┌──

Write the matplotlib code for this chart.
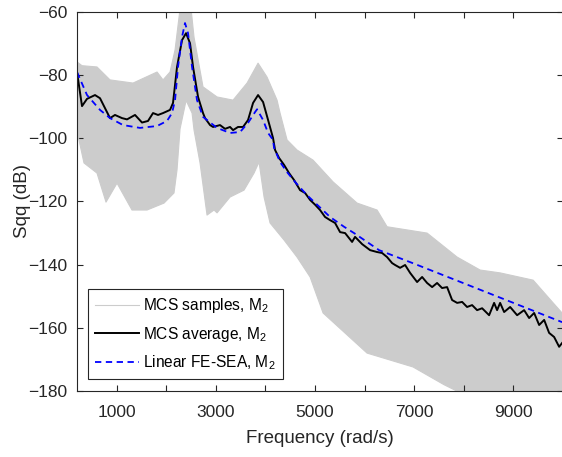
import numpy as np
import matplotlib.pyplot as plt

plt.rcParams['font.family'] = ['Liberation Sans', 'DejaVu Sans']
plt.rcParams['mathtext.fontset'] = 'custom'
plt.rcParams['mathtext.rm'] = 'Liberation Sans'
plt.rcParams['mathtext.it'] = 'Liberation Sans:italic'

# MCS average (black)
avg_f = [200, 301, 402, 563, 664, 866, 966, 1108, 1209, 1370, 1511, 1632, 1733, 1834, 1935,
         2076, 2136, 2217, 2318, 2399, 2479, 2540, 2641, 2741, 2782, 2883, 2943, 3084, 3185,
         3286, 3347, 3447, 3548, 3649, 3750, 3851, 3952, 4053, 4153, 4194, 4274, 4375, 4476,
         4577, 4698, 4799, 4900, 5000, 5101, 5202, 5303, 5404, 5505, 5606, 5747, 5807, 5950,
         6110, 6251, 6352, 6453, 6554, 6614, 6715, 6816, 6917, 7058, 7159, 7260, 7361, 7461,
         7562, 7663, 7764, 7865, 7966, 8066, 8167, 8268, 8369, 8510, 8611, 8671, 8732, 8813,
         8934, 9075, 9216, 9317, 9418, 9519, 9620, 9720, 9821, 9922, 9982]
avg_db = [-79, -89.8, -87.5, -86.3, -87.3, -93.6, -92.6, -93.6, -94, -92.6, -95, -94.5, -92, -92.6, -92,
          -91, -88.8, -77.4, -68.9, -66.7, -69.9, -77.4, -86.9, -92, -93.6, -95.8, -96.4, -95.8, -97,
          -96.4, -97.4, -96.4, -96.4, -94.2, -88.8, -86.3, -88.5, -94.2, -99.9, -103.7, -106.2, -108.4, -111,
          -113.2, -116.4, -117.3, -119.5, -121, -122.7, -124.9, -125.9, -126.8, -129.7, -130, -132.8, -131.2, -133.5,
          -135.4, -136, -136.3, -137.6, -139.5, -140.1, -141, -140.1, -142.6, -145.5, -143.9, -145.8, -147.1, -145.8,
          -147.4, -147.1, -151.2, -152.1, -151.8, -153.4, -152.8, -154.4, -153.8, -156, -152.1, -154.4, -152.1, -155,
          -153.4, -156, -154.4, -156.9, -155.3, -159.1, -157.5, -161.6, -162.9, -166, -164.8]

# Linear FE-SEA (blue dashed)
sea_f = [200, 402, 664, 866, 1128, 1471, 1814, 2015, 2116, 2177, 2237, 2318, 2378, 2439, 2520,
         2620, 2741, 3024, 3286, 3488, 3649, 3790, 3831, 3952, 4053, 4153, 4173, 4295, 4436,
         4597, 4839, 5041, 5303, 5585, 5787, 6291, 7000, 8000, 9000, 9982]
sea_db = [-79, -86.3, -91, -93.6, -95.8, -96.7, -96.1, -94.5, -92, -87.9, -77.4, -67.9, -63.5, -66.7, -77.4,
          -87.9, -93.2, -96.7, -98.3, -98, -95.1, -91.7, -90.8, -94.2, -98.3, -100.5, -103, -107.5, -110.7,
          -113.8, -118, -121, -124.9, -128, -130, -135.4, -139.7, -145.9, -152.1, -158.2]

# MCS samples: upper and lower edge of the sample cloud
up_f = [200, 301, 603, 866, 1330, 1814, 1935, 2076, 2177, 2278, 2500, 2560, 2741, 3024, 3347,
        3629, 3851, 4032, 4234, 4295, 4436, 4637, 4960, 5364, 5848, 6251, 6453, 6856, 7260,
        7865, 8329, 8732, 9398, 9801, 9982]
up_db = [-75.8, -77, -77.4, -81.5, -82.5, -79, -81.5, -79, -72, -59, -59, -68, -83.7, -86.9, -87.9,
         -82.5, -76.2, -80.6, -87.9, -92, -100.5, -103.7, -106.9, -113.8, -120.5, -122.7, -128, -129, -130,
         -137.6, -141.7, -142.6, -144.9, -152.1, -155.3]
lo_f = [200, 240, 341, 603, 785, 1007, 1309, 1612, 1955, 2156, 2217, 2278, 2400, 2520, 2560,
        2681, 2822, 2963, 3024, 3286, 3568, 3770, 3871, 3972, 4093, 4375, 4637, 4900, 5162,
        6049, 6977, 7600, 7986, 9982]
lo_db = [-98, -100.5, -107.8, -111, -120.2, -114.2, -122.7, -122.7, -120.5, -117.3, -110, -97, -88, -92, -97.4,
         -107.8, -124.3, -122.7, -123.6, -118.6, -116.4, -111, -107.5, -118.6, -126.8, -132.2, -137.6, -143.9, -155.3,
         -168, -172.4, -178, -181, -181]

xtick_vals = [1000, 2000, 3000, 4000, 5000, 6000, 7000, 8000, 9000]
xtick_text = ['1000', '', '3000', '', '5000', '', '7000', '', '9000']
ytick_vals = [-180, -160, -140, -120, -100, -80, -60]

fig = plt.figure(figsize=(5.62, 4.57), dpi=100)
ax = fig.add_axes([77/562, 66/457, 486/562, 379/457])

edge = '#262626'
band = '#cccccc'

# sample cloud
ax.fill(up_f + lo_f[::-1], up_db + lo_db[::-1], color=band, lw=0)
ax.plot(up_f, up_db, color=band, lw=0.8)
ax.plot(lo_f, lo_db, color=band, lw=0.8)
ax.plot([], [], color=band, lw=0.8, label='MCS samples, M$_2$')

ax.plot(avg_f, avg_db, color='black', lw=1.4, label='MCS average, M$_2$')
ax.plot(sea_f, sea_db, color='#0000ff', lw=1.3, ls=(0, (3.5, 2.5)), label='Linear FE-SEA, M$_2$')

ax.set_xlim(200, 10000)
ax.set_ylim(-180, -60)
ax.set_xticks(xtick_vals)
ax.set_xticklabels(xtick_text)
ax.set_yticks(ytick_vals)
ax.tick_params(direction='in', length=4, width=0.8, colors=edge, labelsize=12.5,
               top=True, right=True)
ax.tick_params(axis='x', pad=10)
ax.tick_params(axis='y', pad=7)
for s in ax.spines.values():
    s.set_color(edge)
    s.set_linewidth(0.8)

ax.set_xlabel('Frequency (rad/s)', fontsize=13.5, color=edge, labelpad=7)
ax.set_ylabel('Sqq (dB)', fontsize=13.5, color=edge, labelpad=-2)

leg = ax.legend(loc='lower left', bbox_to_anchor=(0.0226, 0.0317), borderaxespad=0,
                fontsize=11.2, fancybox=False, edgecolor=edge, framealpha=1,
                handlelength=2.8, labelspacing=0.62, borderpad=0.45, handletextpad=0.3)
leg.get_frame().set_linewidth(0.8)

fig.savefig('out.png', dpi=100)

└──

What to work on: Pictures are to be left out; repeat all the remaining data exactly.

Output for this task:
Write the matplotlib code for this chart.
import numpy as np
import matplotlib.pyplot as plt

plt.rcParams['font.family'] = ['Liberation Sans', 'DejaVu Sans']
plt.rcParams['mathtext.fontset'] = 'custom'
plt.rcParams['mathtext.rm'] = 'Liberation Sans'
plt.rcParams['mathtext.it'] = 'Liberation Sans:italic'

# MCS average (black)
avg_f = [200, 301, 402, 563, 664, 866, 966, 1108, 1209, 1370, 1511, 1632, 1733, 1834, 1935,
         2076, 2136, 2217, 2318, 2399, 2479, 2540, 2641, 2741, 2782, 2883, 2943, 3084, 3185,
         3286, 3347, 3447, 3548, 3649, 3750, 3851, 3952, 4053, 4153, 4194, 4274, 4375, 4476,
         4577, 4698, 4799, 4900, 5000, 5101, 5202, 5303, 5404, 5505, 5606, 5747, 5807, 5950,
         6110, 6251, 6352, 6453, 6554, 6614, 6715, 6816, 6917, 7058, 7159, 7260, 7361, 7461,
         7562, 7663, 7764, 7865, 7966, 8066, 8167, 8268, 8369, 8510, 8611, 8671, 8732, 8813,
         8934, 9075, 9216, 9317, 9418, 9519, 9620, 9720, 9821, 9922, 9982]
avg_db = [-79, -89.8, -87.5, -86.3, -87.3, -93.6, -92.6, -93.6, -94, -92.6, -95, -94.5, -92, -92.6, -92,
          -91, -88.8, -77.4, -68.9, -66.7, -69.9, -77.4, -86.9, -92, -93.6, -95.8, -96.4, -95.8, -97,
          -96.4, -97.4, -96.4, -96.4, -94.2, -88.8, -86.3, -88.5, -94.2, -99.9, -103.7, -106.2, -108.4, -111,
          -113.2, -116.4, -117.3, -119.5, -121, -122.7, -124.9, -125.9, -126.8, -129.7, -130, -132.8, -131.2, -133.5,
          -135.4, -136, -136.3, -137.6, -139.5, -140.1, -141, -140.1, -142.6, -145.5, -143.9, -145.8, -147.1, -145.8,
          -147.4, -147.1, -151.2, -152.1, -151.8, -153.4, -152.8, -154.4, -153.8, -156, -152.1, -154.4, -152.1, -155,
          -153.4, -156, -154.4, -156.9, -155.3, -159.1, -157.5, -161.6, -162.9, -166, -164.8]

# Linear FE-SEA (blue dashed)
sea_f = [200, 402, 664, 866, 1128, 1471, 1814, 2015, 2116, 2177, 2237, 2318, 2378, 2439, 2520,
         2620, 2741, 3024, 3286, 3488, 3649, 3790, 3831, 3952, 4053, 4153, 4173, 4295, 4436,
         4597, 4839, 5041, 5303, 5585, 5787, 6291, 7000, 8000, 9000, 9982]
sea_db = [-79, -86.3, -91, -93.6, -95.8, -96.7, -96.1, -94.5, -92, -87.9, -77.4, -67.9, -63.5, -66.7, -77.4,
          -87.9, -93.2, -96.7, -98.3, -98, -95.1, -91.7, -90.8, -94.2, -98.3, -100.5, -103, -107.5, -110.7,
          -113.8, -118, -121, -124.9, -128, -130, -135.4, -139.7, -145.9, -152.1, -158.2]

# MCS samples: upper and lower edge of the sample cloud
up_f = [200, 301, 603, 866, 1330, 1814, 1935, 2076, 2177, 2278, 2500, 2560, 2741, 3024, 3347,
        3629, 3851, 4032, 4234, 4295, 4436, 4637, 4960, 5364, 5848, 6251, 6453, 6856, 7260,
        7865, 8329, 8732, 9398, 9801, 9982]
up_db = [-75.8, -77, -77.4, -81.5, -82.5, -79, -81.5, -79, -72, -59, -59, -68, -83.7, -86.9, -87.9,
         -82.5, -76.2, -80.6, -87.9, -92, -100.5, -103.7, -106.9, -113.8, -120.5, -122.7, -128, -129, -130,
         -137.6, -141.7, -142.6, -144.9, -152.1, -155.3]
lo_f = [200, 240, 341, 603, 785, 1007, 1309, 1612, 1955, 2156, 2217, 2278, 2400, 2520, 2560,
        2681, 2822, 2963, 3024, 3286, 3568, 3770, 3871, 3972, 4093, 4375, 4637, 4900, 5162,
        6049, 6977, 7600, 7986, 9982]
lo_db = [-98, -100.5, -107.8, -111, -120.2, -114.2, -122.7, -122.7, -120.5, -117.3, -110, -97, -88, -92, -97.4,
         -107.8, -124.3, -122.7, -123.6, -118.6, -116.4, -111, -107.5, -118.6, -126.8, -132.2, -137.6, -143.9, -155.3,
         -168, -172.4, -178, -181, -181]

xtick_vals = [1000, 2000, 3000, 4000, 5000, 6000, 7000, 8000, 9000]
xtick_text = ['1000', '', '3000', '', '5000', '', '7000', '', '9000']
ytick_vals = [-180, -160, -140, -120, -100, -80, -60]

fig = plt.figure(figsize=(5.62, 4.57), dpi=100)
ax = fig.add_axes([77/562, 66/457, 486/562, 379/457])

edge = '#262626'
band = '#cccccc'

# sample cloud
ax.fill(up_f + lo_f[::-1], up_db + lo_db[::-1], color=band, lw=0)
ax.plot(up_f, up_db, color=band, lw=0.8)
ax.plot(lo_f, lo_db, color=band, lw=0.8)
ax.plot([], [], color=band, lw=0.8, label='MCS samples, M$_2$')

ax.plot(avg_f, avg_db, color='black', lw=1.4, label='MCS average, M$_2$')
ax.plot(sea_f, sea_db, color='#0000ff', lw=1.3, ls=(0, (3.5, 2.5)), label='Linear FE-SEA, M$_2$')

ax.set_xlim(200, 10000)
ax.set_ylim(-180, -60)
ax.set_xticks(xtick_vals)
ax.set_xticklabels(xtick_text)
ax.set_yticks(ytick_vals)
ax.tick_params(direction='in', length=4, width=0.8, colors=edge, labelsize=12.5,
               top=True, right=True)
ax.tick_params(axis='x', pad=10)
ax.tick_params(axis='y', pad=7)
for s in ax.spines.values():
    s.set_color(edge)
    s.set_linewidth(0.8)

ax.set_xlabel('Frequency (rad/s)', fontsize=13.5, color=edge, labelpad=7)
ax.set_ylabel('Sqq (dB)', fontsize=13.5, color=edge, labelpad=-2)

leg = ax.legend(loc='lower left', bbox_to_anchor=(0.0226, 0.0317), borderaxespad=0,
                fontsize=11.2, fancybox=False, edgecolor=edge, framealpha=1,
                handlelength=2.8, labelspacing=0.62, borderpad=0.45, handletextpad=0.3)
leg.get_frame().set_linewidth(0.8)

fig.savefig('out.png', dpi=100)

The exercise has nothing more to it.